Given exercise: Nothing outside the lines from the one containing "Convert this chart to matplotlib code." down to the one containing "ax2.set_ylim(-0.207, 3.199)" belongs in the copy; print that span exactly, both ends included, with pictures removed.

Supplied material:
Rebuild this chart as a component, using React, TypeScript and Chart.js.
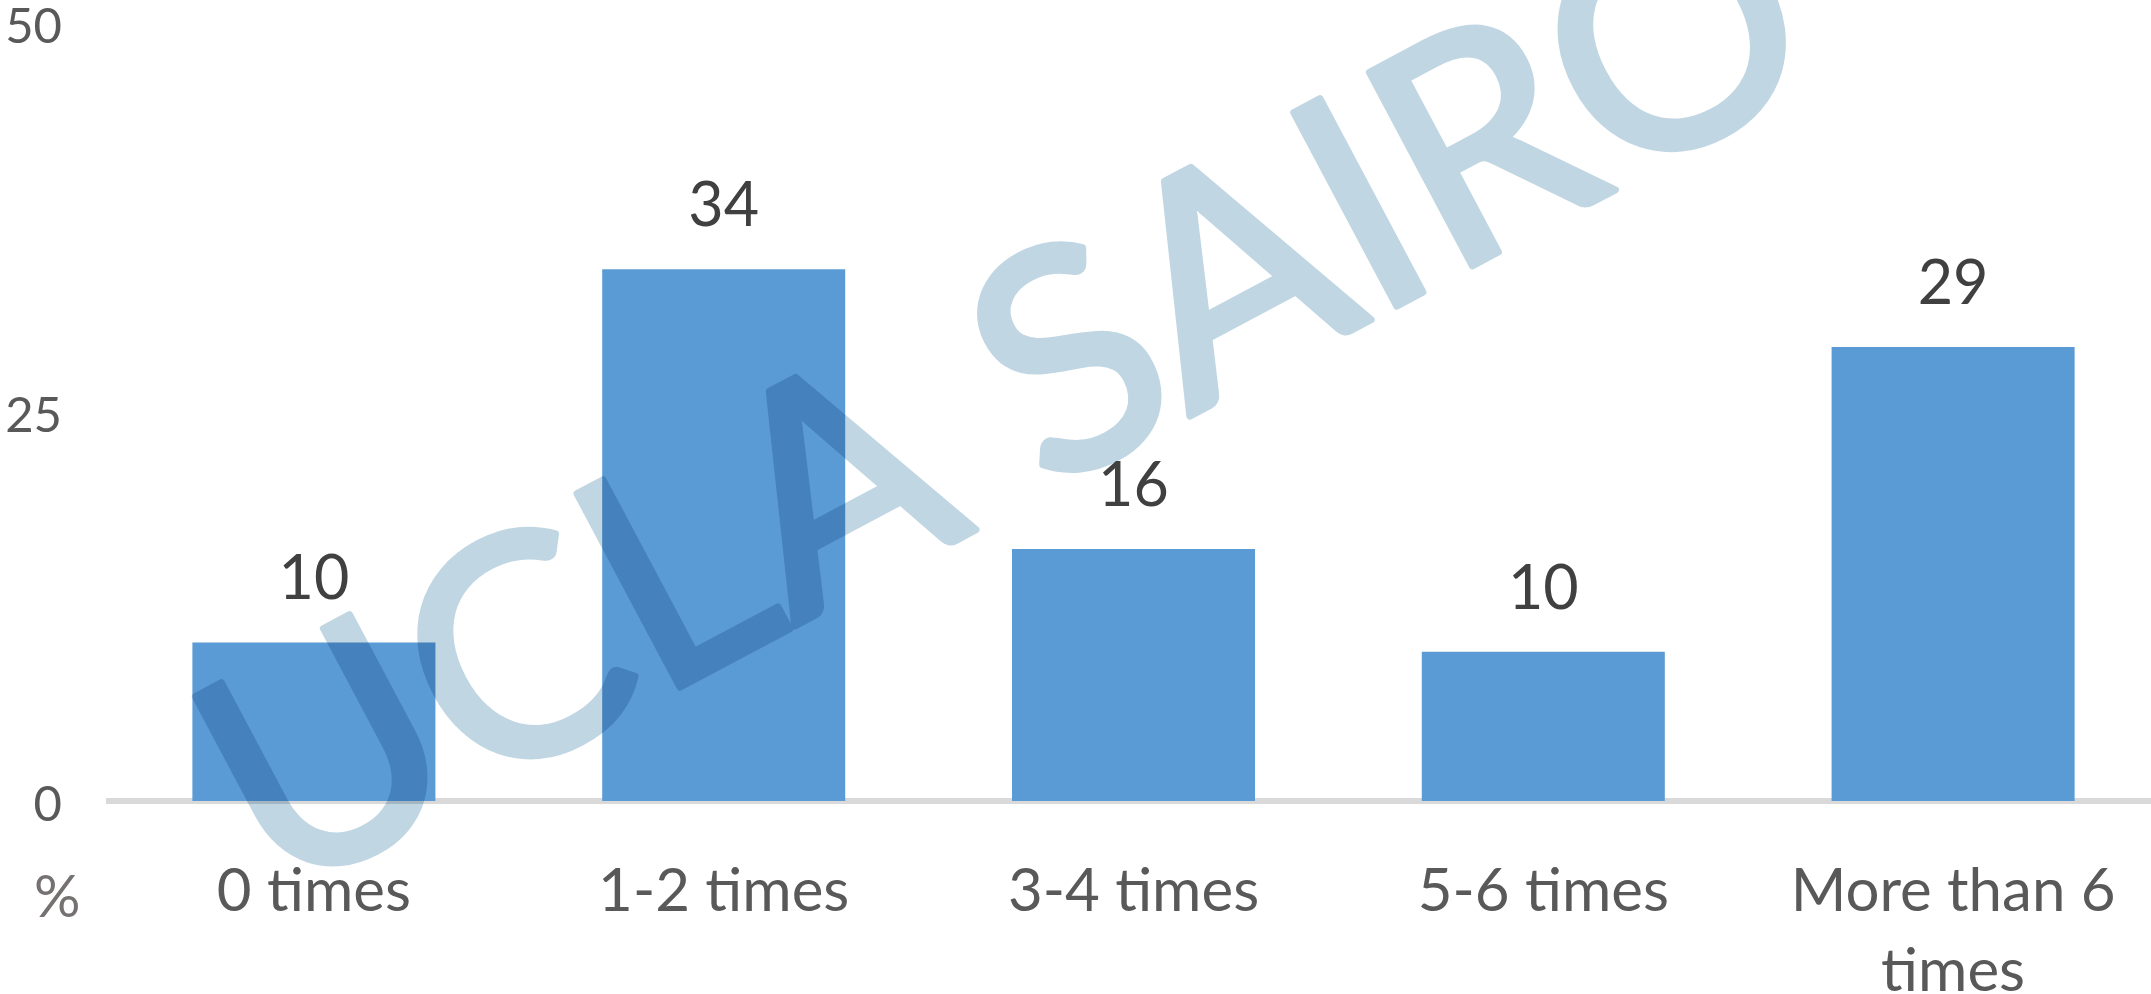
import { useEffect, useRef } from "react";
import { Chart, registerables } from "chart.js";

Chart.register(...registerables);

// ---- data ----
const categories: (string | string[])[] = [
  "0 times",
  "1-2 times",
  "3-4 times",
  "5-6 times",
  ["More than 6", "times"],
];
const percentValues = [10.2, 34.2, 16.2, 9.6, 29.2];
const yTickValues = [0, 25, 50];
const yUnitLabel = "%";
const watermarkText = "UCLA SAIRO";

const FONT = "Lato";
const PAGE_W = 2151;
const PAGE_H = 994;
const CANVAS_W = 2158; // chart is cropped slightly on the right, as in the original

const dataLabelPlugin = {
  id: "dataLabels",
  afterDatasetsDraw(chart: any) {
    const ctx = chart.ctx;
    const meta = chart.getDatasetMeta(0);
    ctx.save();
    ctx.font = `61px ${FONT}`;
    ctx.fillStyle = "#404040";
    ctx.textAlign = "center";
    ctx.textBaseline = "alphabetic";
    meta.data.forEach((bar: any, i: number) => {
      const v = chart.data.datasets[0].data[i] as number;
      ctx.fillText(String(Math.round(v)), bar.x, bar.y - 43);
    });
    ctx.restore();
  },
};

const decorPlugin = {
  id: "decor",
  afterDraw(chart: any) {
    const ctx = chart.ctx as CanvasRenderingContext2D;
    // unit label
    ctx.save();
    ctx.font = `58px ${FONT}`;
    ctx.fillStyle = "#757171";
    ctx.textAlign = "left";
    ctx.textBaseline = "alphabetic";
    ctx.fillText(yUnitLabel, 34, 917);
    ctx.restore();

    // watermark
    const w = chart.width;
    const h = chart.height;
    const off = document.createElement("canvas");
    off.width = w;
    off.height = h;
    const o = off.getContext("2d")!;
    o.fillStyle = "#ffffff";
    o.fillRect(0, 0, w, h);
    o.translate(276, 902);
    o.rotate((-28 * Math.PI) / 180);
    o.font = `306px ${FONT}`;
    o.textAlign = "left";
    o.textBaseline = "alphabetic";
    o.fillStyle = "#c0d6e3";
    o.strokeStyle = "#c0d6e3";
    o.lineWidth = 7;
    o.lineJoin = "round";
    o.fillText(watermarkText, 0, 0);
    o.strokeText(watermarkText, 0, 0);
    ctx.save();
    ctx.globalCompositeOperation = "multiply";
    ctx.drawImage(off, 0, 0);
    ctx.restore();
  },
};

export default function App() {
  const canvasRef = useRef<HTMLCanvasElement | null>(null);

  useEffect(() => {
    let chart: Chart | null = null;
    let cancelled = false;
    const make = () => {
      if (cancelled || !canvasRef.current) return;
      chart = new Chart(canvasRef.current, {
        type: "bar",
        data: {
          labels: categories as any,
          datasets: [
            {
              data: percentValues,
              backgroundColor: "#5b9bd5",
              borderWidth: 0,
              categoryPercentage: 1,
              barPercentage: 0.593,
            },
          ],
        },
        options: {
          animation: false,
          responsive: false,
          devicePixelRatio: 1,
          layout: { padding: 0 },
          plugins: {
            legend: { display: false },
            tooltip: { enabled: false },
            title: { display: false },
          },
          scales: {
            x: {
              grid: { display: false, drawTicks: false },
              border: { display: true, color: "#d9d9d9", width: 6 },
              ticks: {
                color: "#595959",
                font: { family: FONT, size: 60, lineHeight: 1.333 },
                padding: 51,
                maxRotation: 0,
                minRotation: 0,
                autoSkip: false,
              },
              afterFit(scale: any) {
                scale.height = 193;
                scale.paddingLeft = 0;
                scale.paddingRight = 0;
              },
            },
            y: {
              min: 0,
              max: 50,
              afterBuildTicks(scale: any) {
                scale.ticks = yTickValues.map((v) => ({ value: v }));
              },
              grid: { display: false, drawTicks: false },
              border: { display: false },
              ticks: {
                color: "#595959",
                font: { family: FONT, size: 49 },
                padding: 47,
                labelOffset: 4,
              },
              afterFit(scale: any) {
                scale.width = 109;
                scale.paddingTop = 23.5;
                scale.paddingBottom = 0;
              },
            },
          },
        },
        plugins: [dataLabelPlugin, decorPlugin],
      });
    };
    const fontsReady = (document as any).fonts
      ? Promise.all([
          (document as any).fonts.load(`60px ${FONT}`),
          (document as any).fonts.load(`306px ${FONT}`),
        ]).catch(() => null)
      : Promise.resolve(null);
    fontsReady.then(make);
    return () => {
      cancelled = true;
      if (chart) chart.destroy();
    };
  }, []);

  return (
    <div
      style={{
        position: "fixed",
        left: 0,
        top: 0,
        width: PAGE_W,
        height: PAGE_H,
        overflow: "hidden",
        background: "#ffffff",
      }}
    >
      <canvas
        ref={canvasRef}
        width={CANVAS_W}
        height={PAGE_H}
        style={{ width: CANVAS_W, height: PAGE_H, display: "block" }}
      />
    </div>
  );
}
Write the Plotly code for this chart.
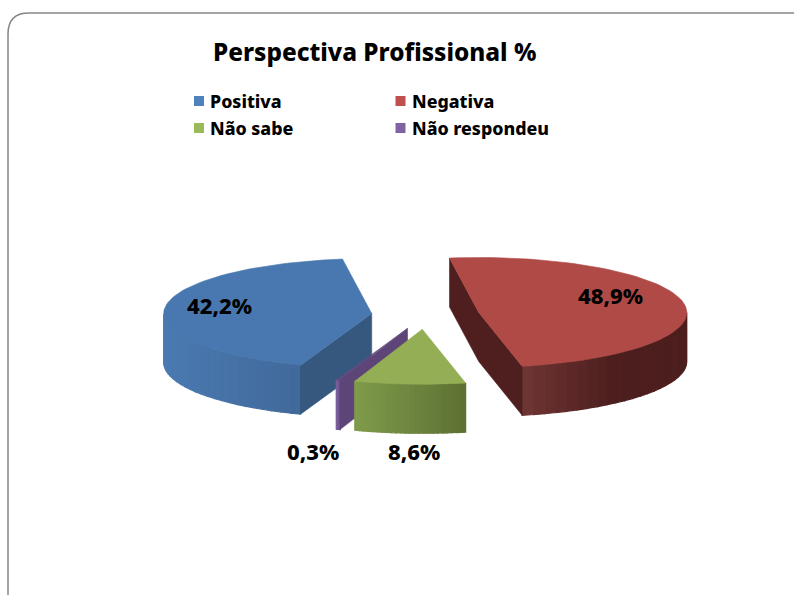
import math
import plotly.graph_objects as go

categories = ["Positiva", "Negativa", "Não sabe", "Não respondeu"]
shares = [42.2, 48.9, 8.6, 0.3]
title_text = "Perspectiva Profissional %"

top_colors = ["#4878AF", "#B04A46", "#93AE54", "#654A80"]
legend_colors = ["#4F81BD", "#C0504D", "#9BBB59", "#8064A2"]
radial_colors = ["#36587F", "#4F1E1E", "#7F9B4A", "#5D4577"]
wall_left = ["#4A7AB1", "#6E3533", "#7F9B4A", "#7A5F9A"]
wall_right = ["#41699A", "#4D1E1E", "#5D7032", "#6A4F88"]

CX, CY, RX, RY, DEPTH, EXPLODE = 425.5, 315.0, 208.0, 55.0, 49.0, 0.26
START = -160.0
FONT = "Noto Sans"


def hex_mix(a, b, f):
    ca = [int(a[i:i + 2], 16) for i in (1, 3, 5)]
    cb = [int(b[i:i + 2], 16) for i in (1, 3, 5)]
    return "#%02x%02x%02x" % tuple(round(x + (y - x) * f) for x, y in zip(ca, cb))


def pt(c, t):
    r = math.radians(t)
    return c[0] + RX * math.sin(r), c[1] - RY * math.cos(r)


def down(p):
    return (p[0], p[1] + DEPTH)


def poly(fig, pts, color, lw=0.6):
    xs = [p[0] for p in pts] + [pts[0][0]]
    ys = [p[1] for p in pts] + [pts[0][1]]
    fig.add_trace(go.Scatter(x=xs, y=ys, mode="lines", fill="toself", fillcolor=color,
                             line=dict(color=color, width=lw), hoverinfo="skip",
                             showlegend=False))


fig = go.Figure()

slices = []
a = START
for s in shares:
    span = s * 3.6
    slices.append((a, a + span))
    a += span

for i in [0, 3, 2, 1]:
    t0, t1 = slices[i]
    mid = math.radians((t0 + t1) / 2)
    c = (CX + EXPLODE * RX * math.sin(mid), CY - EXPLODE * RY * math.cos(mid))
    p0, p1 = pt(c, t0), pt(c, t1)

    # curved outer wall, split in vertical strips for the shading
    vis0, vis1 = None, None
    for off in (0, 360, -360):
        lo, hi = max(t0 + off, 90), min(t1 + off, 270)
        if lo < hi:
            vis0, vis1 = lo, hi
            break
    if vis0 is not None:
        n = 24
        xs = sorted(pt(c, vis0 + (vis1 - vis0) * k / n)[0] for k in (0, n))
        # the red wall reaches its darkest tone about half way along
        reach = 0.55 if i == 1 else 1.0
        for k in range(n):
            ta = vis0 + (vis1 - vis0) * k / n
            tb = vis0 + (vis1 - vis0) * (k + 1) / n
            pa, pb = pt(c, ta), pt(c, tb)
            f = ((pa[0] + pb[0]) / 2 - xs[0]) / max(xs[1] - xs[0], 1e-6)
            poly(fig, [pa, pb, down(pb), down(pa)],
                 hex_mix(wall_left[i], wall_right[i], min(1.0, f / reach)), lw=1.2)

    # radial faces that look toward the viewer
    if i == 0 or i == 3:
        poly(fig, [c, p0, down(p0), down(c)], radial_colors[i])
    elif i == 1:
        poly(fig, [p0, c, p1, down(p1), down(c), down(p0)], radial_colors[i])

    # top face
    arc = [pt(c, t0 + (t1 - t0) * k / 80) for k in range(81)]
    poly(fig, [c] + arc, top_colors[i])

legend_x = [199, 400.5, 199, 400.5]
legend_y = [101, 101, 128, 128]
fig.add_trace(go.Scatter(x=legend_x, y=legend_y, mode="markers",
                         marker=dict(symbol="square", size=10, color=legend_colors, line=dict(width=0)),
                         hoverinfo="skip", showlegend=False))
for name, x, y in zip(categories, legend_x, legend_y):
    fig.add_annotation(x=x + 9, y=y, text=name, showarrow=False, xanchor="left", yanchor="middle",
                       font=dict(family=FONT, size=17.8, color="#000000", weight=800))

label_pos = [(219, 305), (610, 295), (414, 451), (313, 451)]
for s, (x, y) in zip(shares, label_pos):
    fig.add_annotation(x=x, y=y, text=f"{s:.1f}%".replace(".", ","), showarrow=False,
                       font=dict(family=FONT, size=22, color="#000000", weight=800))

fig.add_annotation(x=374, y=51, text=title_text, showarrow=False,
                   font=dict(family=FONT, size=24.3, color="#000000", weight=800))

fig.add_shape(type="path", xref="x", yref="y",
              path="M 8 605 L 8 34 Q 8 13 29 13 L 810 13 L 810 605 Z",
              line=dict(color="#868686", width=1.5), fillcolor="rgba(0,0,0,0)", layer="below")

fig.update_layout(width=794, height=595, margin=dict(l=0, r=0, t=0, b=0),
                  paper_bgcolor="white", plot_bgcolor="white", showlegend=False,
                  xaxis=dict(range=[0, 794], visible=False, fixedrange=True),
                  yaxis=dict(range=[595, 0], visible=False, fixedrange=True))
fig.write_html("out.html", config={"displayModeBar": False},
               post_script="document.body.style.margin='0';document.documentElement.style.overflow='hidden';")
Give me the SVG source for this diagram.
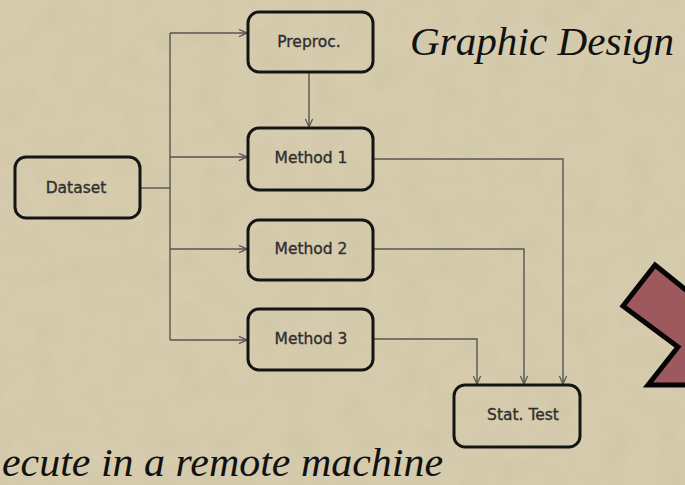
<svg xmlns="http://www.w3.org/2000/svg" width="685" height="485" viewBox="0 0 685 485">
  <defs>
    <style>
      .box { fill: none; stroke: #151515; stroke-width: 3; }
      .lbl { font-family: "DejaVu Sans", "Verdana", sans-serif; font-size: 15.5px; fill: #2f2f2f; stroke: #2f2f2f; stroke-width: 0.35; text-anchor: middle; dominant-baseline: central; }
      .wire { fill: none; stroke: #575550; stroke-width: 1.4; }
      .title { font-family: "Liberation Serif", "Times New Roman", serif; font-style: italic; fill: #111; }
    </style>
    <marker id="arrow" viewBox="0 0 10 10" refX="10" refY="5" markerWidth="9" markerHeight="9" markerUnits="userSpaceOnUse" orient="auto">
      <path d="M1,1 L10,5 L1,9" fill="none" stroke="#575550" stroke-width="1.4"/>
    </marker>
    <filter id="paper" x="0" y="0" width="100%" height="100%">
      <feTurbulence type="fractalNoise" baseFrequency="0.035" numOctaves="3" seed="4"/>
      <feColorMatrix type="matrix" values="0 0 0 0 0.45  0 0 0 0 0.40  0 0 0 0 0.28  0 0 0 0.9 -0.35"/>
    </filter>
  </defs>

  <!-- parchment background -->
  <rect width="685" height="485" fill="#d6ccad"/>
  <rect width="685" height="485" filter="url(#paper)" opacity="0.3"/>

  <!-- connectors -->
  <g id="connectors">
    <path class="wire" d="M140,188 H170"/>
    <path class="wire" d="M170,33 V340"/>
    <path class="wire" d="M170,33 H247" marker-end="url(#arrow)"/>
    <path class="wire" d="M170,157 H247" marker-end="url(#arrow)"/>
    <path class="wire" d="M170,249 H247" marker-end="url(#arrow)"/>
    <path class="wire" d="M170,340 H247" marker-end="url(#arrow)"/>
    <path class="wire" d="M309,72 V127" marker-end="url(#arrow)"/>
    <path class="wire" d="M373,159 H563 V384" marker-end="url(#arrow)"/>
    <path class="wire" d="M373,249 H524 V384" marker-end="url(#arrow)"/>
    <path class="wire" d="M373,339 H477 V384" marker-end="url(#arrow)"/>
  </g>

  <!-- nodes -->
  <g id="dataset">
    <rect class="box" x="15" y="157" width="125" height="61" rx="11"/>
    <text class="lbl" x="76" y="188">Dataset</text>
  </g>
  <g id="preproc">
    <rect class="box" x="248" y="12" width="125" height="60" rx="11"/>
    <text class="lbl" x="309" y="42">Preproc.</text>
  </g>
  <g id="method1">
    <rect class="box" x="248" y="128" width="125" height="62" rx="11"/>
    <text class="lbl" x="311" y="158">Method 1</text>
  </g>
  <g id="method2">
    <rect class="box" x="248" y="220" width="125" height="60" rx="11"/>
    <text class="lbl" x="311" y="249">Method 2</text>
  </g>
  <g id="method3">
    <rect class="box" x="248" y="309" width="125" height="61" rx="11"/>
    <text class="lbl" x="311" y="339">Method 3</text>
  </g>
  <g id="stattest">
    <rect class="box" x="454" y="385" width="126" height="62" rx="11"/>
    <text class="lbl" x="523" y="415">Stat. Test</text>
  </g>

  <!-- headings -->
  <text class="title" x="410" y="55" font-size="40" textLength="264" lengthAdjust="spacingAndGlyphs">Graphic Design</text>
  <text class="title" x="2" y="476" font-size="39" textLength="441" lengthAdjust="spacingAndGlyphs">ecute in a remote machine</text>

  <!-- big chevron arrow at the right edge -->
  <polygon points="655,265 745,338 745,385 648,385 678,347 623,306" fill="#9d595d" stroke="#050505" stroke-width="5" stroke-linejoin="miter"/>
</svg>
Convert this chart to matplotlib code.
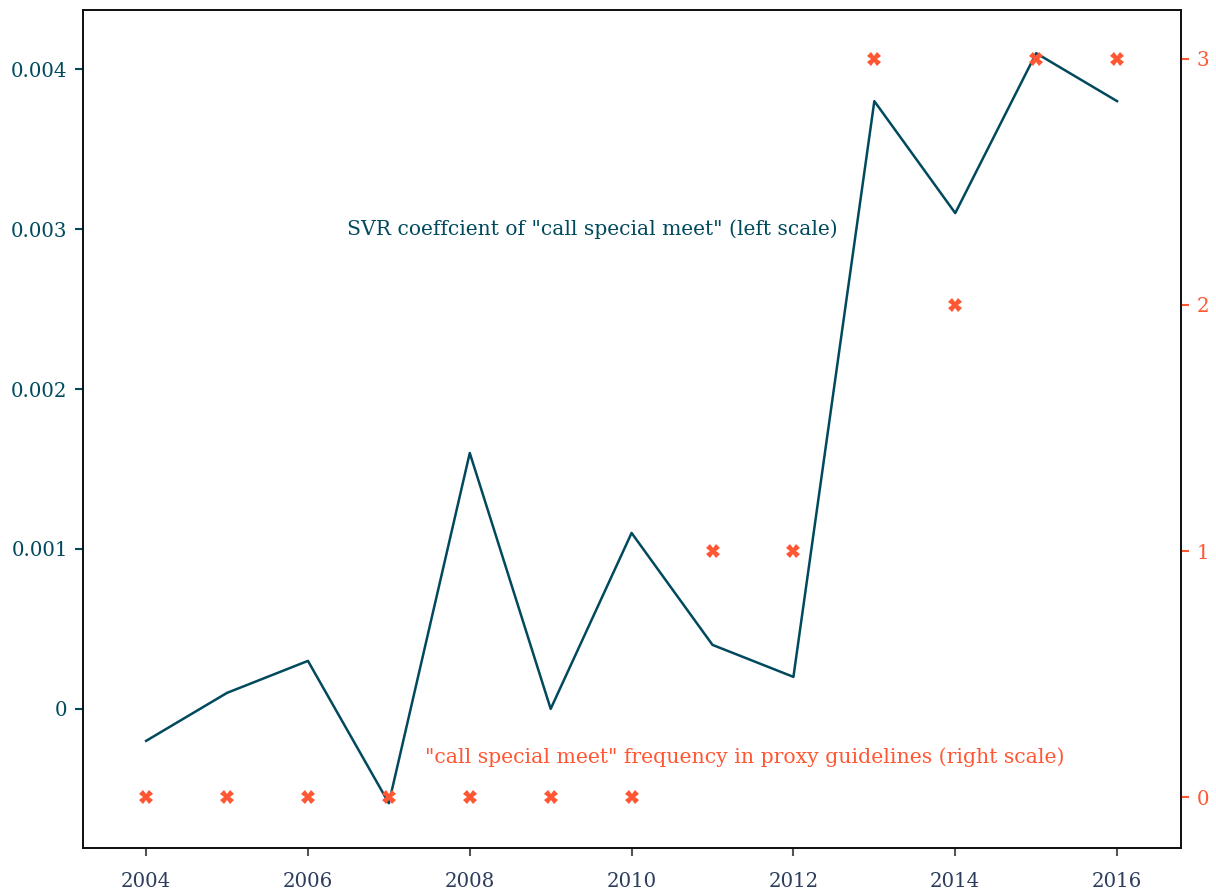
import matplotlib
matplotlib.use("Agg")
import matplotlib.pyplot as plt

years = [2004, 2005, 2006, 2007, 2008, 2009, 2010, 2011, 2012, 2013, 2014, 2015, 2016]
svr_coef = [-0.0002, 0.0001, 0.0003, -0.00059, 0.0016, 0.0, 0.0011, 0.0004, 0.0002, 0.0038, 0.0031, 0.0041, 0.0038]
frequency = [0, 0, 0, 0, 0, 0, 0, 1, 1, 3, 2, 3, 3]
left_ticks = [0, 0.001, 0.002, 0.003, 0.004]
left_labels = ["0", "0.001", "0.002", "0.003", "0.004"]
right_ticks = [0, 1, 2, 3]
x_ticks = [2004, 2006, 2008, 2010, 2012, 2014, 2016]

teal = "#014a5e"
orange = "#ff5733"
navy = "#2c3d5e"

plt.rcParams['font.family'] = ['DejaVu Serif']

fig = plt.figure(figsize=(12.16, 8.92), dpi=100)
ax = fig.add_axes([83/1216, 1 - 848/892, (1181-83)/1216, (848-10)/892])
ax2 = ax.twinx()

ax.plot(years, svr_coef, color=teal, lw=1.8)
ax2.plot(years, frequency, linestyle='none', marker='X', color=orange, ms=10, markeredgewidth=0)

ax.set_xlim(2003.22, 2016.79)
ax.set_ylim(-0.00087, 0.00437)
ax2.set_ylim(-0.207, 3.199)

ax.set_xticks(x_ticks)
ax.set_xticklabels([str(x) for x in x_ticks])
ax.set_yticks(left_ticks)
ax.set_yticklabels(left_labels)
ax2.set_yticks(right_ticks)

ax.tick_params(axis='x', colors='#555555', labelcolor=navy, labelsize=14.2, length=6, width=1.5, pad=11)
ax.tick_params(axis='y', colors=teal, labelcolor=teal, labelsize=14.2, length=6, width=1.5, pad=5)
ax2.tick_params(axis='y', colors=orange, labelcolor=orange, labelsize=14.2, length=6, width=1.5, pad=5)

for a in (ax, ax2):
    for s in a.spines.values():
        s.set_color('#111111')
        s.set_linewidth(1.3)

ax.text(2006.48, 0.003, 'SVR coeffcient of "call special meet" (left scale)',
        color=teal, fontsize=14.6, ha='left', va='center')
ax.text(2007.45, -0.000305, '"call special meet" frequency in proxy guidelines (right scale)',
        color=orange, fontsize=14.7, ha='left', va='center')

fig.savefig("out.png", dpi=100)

The result:
Convert this chart to matplotlib code.
import matplotlib
matplotlib.use("Agg")
import matplotlib.pyplot as plt

years = [2004, 2005, 2006, 2007, 2008, 2009, 2010, 2011, 2012, 2013, 2014, 2015, 2016]
svr_coef = [-0.0002, 0.0001, 0.0003, -0.00059, 0.0016, 0.0, 0.0011, 0.0004, 0.0002, 0.0038, 0.0031, 0.0041, 0.0038]
frequency = [0, 0, 0, 0, 0, 0, 0, 1, 1, 3, 2, 3, 3]
left_ticks = [0, 0.001, 0.002, 0.003, 0.004]
left_labels = ["0", "0.001", "0.002", "0.003", "0.004"]
right_ticks = [0, 1, 2, 3]
x_ticks = [2004, 2006, 2008, 2010, 2012, 2014, 2016]

teal = "#014a5e"
orange = "#ff5733"
navy = "#2c3d5e"

plt.rcParams['font.family'] = ['DejaVu Serif']

fig = plt.figure(figsize=(12.16, 8.92), dpi=100)
ax = fig.add_axes([83/1216, 1 - 848/892, (1181-83)/1216, (848-10)/892])
ax2 = ax.twinx()

ax.plot(years, svr_coef, color=teal, lw=1.8)
ax2.plot(years, frequency, linestyle='none', marker='X', color=orange, ms=10, markeredgewidth=0)

ax.set_xlim(2003.22, 2016.79)
ax.set_ylim(-0.00087, 0.00437)
ax2.set_ylim(-0.207, 3.199)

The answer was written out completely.